La multiplicité des définitions de la permaculture qui coexistent aujourd’hui complexifie sa délimitation, mais elle est aussi le signe du dynamisme des communautés qui s’en prévalent, la diffusent et la concrétisent, et ce faisant, l’adaptent et en renégocient le sens. Depuis sa conceptualisation en Tasmanie dans les années septante par Bill Mollison et David Holmgren, le concept de la permaculture s’est exporté et a inévitablement évolué. Que signifie la permaculture aujourd’hui ? Comment circule-t-elle ? Comment son sens est-il disputé, fragilisé, stabilisé ?
Cette thèse propose de suivre la permaculture en Suisse et au Japon et de raconter, à travers une série de récits, ce qu’elle y motive comme bifurcations, négociations et expérimentations. Ces pays offrent un contraste intéressant, car, bien qu’ayant une histoire différente des relations aux non-humains et d’évidentes spécificités territoriales et pédo-climatiques, ils sont tous deux confrontés aux limites écologiques et humaines de leur système agricole industrialisé et à la nécessité de la transformer à l’aune de ces limites. Un des objectifs était de mettre en lumière les diverses réponses et stratégies proposées par les permaculteurs et permacultrices face à cette situation.
Afin d’analyser les dynamiques par lesquelles la permaculture se concrétise de manière relationnelle et contextuelle, selon des trajectoires de vie, des lieux et des territoires, j’ai fait le choix de l’étudier au prisme de la mésologie. La mésologie, ou « étude des milieux humains », est une perspective développée par le géographe Augustin Berque, qui ambitionne de dépasser les dualismes du paradigme moderne grâce à des concepts radicalement relationnels : milieu, trajectivité, médiance. Elle offre ainsi des outils conceptuels et critiques à même de décrire les fluctuations du sens de la permaculture en fonction des milieux.
Tant la permaculture que la mésologie peut lue comme une quête d’autres milieux – autres que ceux du grand récit du progrès, du capitalisme et de la modernisation écologique, et autres que ceux qui se dessinent à travers l’esthétique d’effondrement brutal qu’évoque l’Anthropocène.
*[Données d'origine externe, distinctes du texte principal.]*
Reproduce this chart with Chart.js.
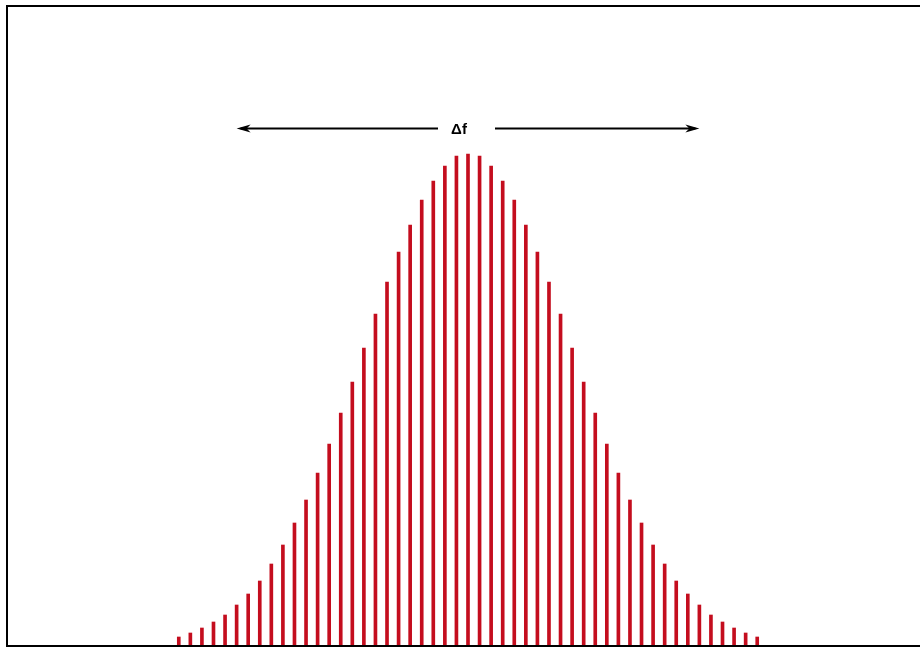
<!DOCTYPE html>
<html>
<head>
<meta charset="utf-8">
<script src="https://cdn.jsdelivr.net/npm/chart.js@4/dist/chart.umd.min.js"></script>
<style>
  html, body { margin: 0; padding: 0; background: #fff; }
  #wrap { width: 920px; height: 648px; position: relative; }
</style>
</head>
<body>
<div id="wrap"><canvas id="spectrum"></canvas></div>
<script>
// harmonic index relative to the carrier, -25 .. 25
const harmonics = [
  -25, -24, -23, -22, -21, -20, -19, -18, -17, -16, -15, -14, -13, -12, -11, -10, -9, -8, -7, -6, -5, -4, -3, -2, -1,
  0,
  1, 2, 3, 4, 5, 6, 7, 8, 9, 10, 11, 12, 13, 14, 15, 16, 17, 18, 19, 20, 21, 22, 23, 24, 25
];

// line amplitudes (arbitrary units)
const amplitudes = [
  10, 14, 19, 25, 32, 42, 53, 66, 83, 102, 124, 147, 174, 203, 234, 265, 299, 333, 365, 395, 422, 447, 466, 481, 491,
  493,
  491, 481, 466, 447, 422, 395, 365, 333, 299, 265, 234, 203, 174, 147, 124, 102, 83, 66, 53, 42, 32, 25, 19, 14, 10
];

const yMax = 642;

// bandwidth arrow: from/to line index and the level it sits at
const arrowFrom = 5;
const arrowTo = 45;
const arrowLevel = 519;
const arrowLabel = 'Δf';

// ---------- frame + bandwidth arrow ----------
const decorations = {
  id: 'decorations',
  afterDraw(chart) {
    const ctx = chart.ctx;
    const xs = chart.scales.x, ys = chart.scales.y;
    ctx.save();

    // frame (left, top, bottom)
    ctx.strokeStyle = '#000';
    ctx.lineWidth = 2;
    ctx.beginPath();
    ctx.moveTo(chart.width, 6);
    ctx.lineTo(7, 6);
    ctx.lineTo(7, chart.height - 2);
    ctx.lineTo(chart.width, chart.height - 2);
    ctx.stroke();

    // arrow
    const x1 = xs.getPixelForValue(arrowFrom);
    const x2 = xs.getPixelForValue(arrowTo);
    const y = Math.round(ys.getPixelForValue(arrowLevel)) + 0.5;
    const mid = xs.getPixelForValue(25);

    ctx.lineWidth = 2;
    ctx.beginPath();
    ctx.moveTo(x1 + 4, y);
    ctx.lineTo(mid - 30, y);
    ctx.moveTo(mid + 27, y);
    ctx.lineTo(x2 - 4, y);
    ctx.stroke();

    ctx.fillStyle = '#000';
    [[x1, 1], [x2, -1]].forEach(([x, d]) => {
      ctx.beginPath();
      ctx.moveTo(x, y);
      ctx.lineTo(x + d * 14, y - 4);
      ctx.lineTo(x + d * 10, y);
      ctx.lineTo(x + d * 14, y + 4);
      ctx.closePath();
      ctx.fill();
    });

    ctx.font = 'bold 15px "Liberation Sans", Arial, sans-serif';
    ctx.textAlign = 'center';
    ctx.textBaseline = 'middle';
    ctx.fillText(arrowLabel, mid - 9, y + 1);

    ctx.restore();
  }
};

new Chart(document.getElementById('spectrum'), {
  type: 'bar',
  data: {
    labels: harmonics,
    datasets: [{
      data: amplitudes,
      backgroundColor: '#c40d1e',
      barThickness: 3,
      borderWidth: 0
    }]
  },
  options: {
    responsive: true,
    maintainAspectRatio: false,
    animation: false,
    layout: { padding: { left: 173, right: 157, top: 5, bottom: 1 } },
    plugins: {
      legend: { display: false },
      tooltip: { enabled: false }
    },
    scales: {
      x: { display: false, offset: true },
      y: { display: false, min: 0, max: yMax }
    }
  },
  plugins: [decorations]
});
</script>
</body>
</html>
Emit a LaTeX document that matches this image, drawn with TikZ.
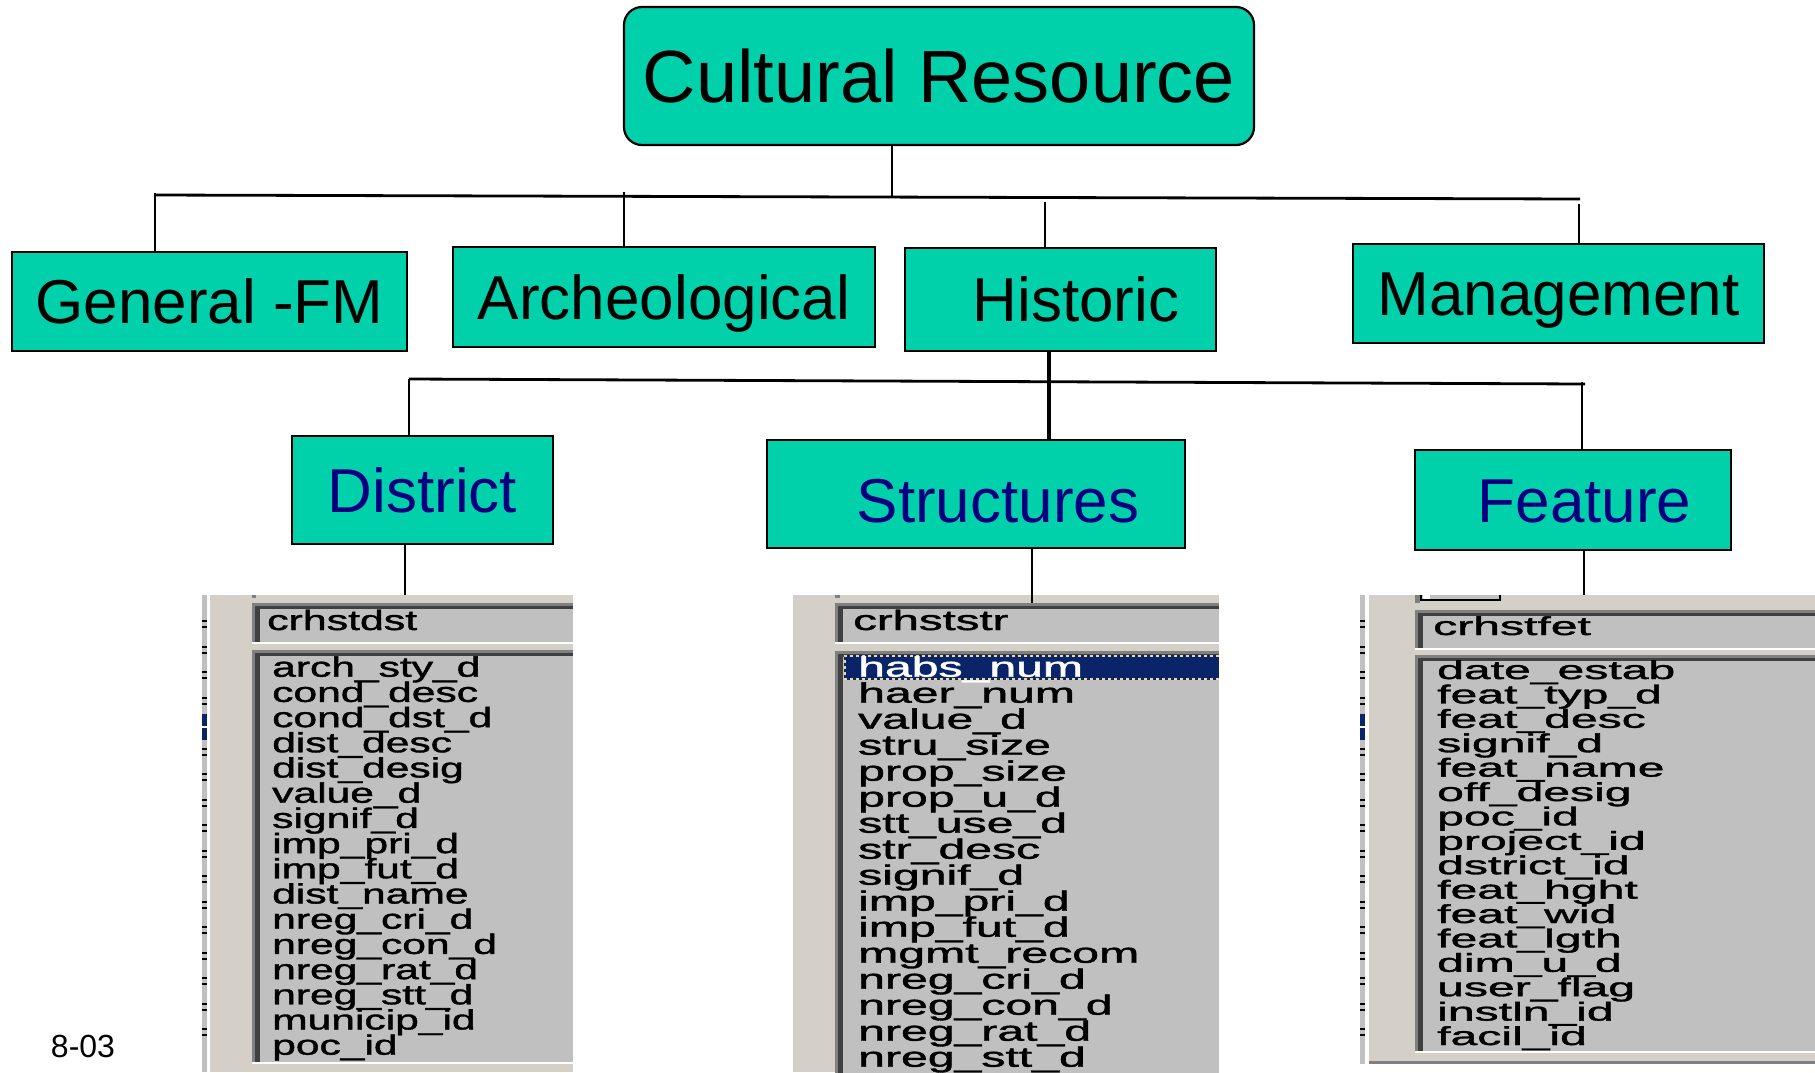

Qu’est-ce que ces quêtes engagent comme vision du sujet et expérience de soi ? Afin de faire ressortir leurs implications existentielles, expérientielles et politiques, je propose le concept de « soi mésologique », que j’ai construit en m’inspirant du « militantisme existentiel » de l’économiste hétérodoxe Christian Arnsperger, du « soi écologique » du philosophe Arne Næss et du « militantisme spirituel » de l’autrice féministe queer décoloniale Gloria Anzaldúa.
L’objectif de cette thèse est triple : 1) explorer et conceptualiser une disposition de soi qui arrive à tenir la tension entre reconnexion au milieu et déconnexion au système, en d’autres termes, qui fasse preuve de d’acceptation critique et incarnée ; 2) mettre en évidence ce qui, dans la permaculture, s’apparente à cette disposition de soi, et en quoi cette dernière est motrice d’une transformation des milieux ; 3) mettre en lumière les paysages et frictions que la permaculture fait émerger à travers ces transformations.
L’approche méthodologique est une mésographie – une ethnographie mésologique. Elle consiste en des enquêtes de terrain basées sur de l’observation participante dans une trentaine de lieux et au sein de diverses associations et sur cinquante entretiens semi-directifs avec des pionniers, porteurs de projets et membres actifs.
Les apports principaux de cette recherche sont, 1) de raconter concrètement la permaculture par des « récits de milieux » qui permettent de saisir conjointement des trajectoires de vie et des trajectoires de lieu ; 2) de donner à voir, à travers des « récits de frictions paysagères », les opportunités de, et les obstacles au changement que chaque territoire apporte ; 3) de situer le « soi mésologique » à l’interface entre la critique existentielle du système dominant et une attention et un prendre-soin renouvelé aux vivants.